WORK TO BE COMPLETED — Return each line of the listing below, unchanged, and omit the images.

DATA SHOWN —
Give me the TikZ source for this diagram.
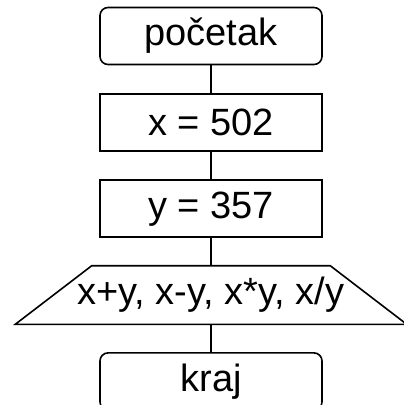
\documentclass[tikz,border=0pt]{standalone}
\usepackage{fontspec}
\setmainfont{Liberation Sans}
\usepackage{tikz}
\usetikzlibrary{positioning,calc}
\tikzset{
  korak/.style={draw,line width=1.6pt,minimum width=222pt,minimum height=57pt,inner sep=0pt,font=\fontsize{38}{44}\selectfont},
  terminal/.style={korak,rounded corners=8pt},
  izlaz/.style={korak,draw=none,minimum width=237pt},
  veza/.style={line width=1.6pt}
}

\begin{document}
\begin{tikzpicture}[node distance=27.75pt]
\useasboundingbox (0pt,0pt) rectangle (404pt,-405pt);
\node[terminal] (pocetak) at (211pt,-36pt) {početak};
\node[korak,below=of pocetak] (x) {x = 502};
\node[korak,below=of x] (y) {y = 357};
\node[izlaz,below=of y] (ispis) {\makebox[237pt]{x+y, x-y, x*y, x/y}};
\node[terminal,below=of ispis] (kraj) {kraj};
% obrub izlaza
\draw[veza] ($(ispis.south west)+(-76.5pt,0)$) -- (ispis.north west) -- (ispis.north east)
  -- ($(ispis.south east)+(76.5pt,0)$) -- cycle;
\draw[veza] (pocetak) -- (x);
\draw[veza] (x) -- (y);
\draw[veza] (y) -- (ispis);
\draw[veza] (ispis) -- (kraj);
\end{tikzpicture}
\end{document}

CORRECT ANSWER —
Give me the TikZ source for this diagram.
\documentclass[tikz,border=0pt]{standalone}
\usepackage{fontspec}
\setmainfont{Liberation Sans}
\usepackage{tikz}
\usetikzlibrary{positioning,calc}
\tikzset{
  korak/.style={draw,line width=1.6pt,minimum width=222pt,minimum height=57pt,inner sep=0pt,font=\fontsize{38}{44}\selectfont},
  terminal/.style={korak,rounded corners=8pt},
  izlaz/.style={korak,draw=none,minimum width=237pt},
  veza/.style={line width=1.6pt}
}

\begin{document}
\begin{tikzpicture}[node distance=27.75pt]
\useasboundingbox (0pt,0pt) rectangle (404pt,-405pt);
\node[terminal] (pocetak) at (211pt,-36pt) {početak};
\node[korak,below=of pocetak] (x) {x = 502};
\node[korak,below=of x] (y) {y = 357};
\node[izlaz,below=of y] (ispis) {\makebox[237pt]{x+y, x-y, x*y, x/y}};
\node[terminal,below=of ispis] (kraj) {kraj};
% obrub izlaza
\draw[veza] ($(ispis.south west)+(-76.5pt,0)$) -- (ispis.north west) -- (ispis.north east)
  -- ($(ispis.south east)+(76.5pt,0)$) -- cycle;
\draw[veza] (pocetak) -- (x);
\draw[veza] (x) -- (y);
\draw[veza] (y) -- (ispis);
\draw[veza] (ispis) -- (kraj);
\end{tikzpicture}
\end{document}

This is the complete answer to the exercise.